DIRECTIONS:
Starting at the first line of the listing below, repeat each line up to and including the one containing "const codeIndent = [0, 0, 1, 1, 1, 1];". Leave out pictures.

DATASET EXTRACT:

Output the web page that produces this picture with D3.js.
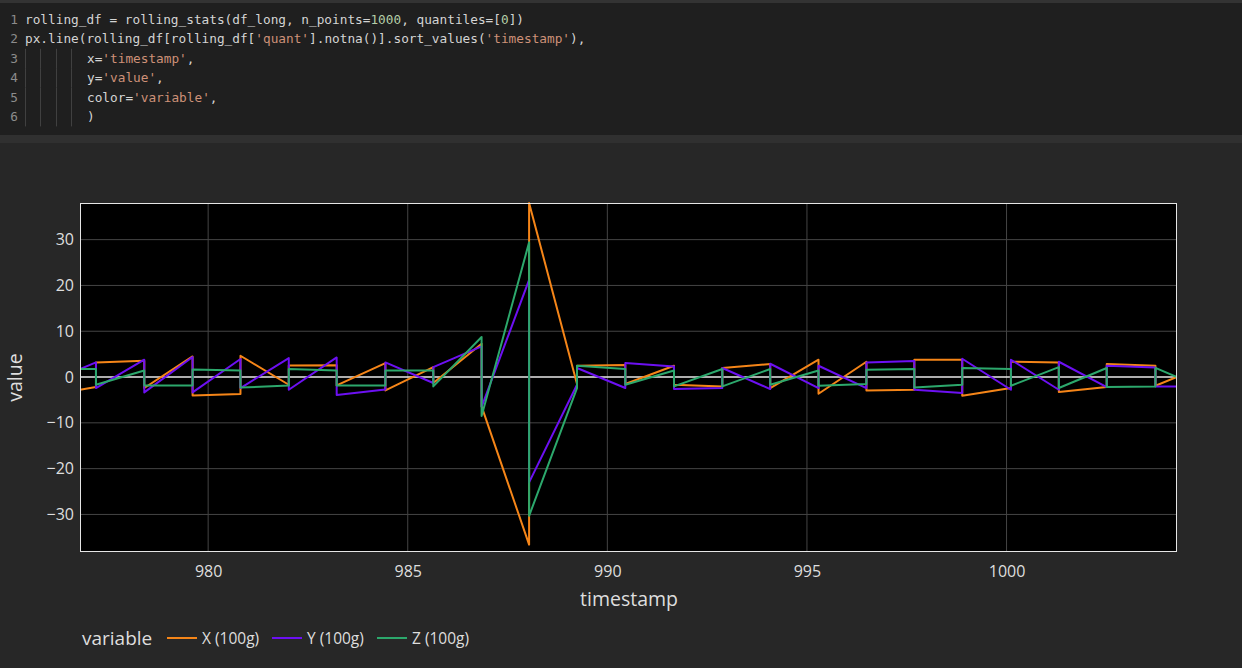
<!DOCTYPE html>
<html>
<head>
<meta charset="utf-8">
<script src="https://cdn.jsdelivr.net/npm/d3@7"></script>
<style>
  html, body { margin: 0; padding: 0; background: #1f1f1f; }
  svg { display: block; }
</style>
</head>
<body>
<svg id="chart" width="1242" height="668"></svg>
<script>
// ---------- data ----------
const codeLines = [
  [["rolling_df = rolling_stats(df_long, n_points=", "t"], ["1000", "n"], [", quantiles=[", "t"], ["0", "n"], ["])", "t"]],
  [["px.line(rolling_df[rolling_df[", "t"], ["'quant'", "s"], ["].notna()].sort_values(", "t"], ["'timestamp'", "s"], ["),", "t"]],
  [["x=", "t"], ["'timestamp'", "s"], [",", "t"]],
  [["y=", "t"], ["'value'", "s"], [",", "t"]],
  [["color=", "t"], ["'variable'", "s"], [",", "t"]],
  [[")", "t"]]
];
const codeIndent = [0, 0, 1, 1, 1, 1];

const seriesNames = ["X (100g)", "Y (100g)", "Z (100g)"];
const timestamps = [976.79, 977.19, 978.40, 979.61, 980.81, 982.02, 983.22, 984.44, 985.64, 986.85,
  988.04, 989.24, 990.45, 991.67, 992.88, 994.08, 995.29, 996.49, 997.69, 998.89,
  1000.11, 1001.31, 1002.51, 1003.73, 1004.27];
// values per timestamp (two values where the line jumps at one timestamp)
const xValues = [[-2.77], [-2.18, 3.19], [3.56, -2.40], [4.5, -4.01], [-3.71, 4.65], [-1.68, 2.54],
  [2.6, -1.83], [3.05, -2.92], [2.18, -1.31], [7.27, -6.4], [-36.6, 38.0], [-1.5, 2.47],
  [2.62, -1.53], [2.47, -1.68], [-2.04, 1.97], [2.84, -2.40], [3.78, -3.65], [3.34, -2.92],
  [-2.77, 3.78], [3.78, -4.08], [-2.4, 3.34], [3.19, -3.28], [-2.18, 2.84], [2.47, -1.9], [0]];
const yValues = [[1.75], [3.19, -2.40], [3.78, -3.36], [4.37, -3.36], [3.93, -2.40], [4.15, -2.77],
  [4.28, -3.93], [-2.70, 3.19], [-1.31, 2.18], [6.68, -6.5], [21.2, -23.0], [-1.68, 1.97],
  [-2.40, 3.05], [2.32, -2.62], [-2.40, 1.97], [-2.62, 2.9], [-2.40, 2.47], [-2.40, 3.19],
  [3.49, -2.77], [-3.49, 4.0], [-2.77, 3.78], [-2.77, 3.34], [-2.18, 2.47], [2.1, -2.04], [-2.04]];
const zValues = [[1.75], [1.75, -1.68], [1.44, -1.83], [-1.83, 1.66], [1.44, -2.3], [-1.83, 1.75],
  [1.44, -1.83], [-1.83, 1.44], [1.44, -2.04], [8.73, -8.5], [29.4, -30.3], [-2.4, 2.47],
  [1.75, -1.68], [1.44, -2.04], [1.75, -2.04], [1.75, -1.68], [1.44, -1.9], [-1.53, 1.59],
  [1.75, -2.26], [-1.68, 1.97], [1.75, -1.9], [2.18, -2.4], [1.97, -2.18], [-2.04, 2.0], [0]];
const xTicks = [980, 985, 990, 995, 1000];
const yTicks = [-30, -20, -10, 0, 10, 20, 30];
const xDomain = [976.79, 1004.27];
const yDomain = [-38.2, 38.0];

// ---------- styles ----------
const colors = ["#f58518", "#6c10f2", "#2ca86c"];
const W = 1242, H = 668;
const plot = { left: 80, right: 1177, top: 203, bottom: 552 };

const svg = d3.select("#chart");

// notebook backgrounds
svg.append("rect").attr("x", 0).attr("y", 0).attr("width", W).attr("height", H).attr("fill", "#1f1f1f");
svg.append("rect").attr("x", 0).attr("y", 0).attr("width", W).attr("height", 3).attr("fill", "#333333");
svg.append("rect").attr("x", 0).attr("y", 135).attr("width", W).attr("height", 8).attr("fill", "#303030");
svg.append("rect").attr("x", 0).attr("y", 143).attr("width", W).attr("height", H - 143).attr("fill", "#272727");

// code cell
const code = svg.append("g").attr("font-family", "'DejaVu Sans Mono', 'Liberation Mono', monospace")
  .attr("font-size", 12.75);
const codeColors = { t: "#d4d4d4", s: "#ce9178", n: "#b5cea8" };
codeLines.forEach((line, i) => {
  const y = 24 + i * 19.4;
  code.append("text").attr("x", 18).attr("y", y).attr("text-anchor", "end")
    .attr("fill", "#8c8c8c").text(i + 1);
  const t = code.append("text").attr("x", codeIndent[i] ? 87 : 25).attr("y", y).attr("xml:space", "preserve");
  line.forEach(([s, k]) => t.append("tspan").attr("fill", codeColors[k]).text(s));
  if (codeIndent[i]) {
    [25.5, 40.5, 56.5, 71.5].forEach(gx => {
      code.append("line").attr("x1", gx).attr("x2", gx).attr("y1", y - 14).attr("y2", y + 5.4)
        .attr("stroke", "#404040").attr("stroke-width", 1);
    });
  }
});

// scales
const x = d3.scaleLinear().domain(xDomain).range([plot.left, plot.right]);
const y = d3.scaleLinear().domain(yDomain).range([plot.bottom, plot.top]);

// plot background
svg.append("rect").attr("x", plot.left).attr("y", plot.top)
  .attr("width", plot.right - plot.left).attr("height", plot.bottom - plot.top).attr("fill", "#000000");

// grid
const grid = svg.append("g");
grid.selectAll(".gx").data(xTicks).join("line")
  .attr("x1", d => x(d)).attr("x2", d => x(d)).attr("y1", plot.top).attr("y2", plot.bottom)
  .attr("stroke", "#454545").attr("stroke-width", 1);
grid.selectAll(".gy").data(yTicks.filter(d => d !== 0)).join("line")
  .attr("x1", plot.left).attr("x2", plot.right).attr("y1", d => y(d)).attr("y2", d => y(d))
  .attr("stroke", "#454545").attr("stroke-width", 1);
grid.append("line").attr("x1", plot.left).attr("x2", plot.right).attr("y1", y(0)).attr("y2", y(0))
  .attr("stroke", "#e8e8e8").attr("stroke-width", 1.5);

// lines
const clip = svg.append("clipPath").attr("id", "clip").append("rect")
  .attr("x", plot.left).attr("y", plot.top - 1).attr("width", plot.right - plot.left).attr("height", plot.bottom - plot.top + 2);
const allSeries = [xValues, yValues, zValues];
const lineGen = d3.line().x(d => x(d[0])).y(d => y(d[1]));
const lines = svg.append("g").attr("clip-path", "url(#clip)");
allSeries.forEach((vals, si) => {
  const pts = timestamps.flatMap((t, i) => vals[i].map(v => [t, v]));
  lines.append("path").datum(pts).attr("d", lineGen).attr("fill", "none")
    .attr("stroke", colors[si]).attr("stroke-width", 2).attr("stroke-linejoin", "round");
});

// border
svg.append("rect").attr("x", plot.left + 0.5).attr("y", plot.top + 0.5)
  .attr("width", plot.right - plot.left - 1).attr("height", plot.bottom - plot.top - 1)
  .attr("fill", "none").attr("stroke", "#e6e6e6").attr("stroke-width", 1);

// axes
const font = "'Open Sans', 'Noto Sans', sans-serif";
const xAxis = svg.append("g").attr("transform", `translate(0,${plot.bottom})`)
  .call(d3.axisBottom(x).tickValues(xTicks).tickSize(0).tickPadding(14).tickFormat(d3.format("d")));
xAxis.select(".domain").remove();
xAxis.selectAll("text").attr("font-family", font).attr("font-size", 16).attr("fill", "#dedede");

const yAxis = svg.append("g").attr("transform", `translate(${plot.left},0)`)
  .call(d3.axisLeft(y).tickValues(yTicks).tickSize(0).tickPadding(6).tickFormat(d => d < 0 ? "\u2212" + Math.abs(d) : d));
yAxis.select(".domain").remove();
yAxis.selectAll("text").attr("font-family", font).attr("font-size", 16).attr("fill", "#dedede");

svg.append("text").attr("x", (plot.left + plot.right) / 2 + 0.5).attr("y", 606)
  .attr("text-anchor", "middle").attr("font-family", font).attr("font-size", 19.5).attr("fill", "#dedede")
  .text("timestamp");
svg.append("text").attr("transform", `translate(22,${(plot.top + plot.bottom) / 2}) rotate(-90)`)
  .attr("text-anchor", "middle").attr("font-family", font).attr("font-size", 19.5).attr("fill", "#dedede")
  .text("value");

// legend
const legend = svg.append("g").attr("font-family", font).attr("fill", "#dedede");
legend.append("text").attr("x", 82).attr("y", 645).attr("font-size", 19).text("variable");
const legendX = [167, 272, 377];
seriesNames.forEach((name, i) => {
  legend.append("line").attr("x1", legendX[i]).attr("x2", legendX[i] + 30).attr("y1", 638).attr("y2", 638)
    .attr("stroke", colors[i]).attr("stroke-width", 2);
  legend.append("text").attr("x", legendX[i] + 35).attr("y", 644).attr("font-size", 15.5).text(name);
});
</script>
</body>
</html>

REPLY TO THE EXERCISE:
Output the web page that produces this picture with D3.js.
<!DOCTYPE html>
<html>
<head>
<meta charset="utf-8">
<script src="https://cdn.jsdelivr.net/npm/d3@7"></script>
<style>
  html, body { margin: 0; padding: 0; background: #1f1f1f; }
  svg { display: block; }
</style>
</head>
<body>
<svg id="chart" width="1242" height="668"></svg>
<script>
// ---------- data ----------
const codeLines = [
  [["rolling_df = rolling_stats(df_long, n_points=", "t"], ["1000", "n"], [", quantiles=[", "t"], ["0", "n"], ["])", "t"]],
  [["px.line(rolling_df[rolling_df[", "t"], ["'quant'", "s"], ["].notna()].sort_values(", "t"], ["'timestamp'", "s"], ["),", "t"]],
  [["x=", "t"], ["'timestamp'", "s"], [",", "t"]],
  [["y=", "t"], ["'value'", "s"], [",", "t"]],
  [["color=", "t"], ["'variable'", "s"], [",", "t"]],
  [[")", "t"]]
];
const codeIndent = [0, 0, 1, 1, 1, 1];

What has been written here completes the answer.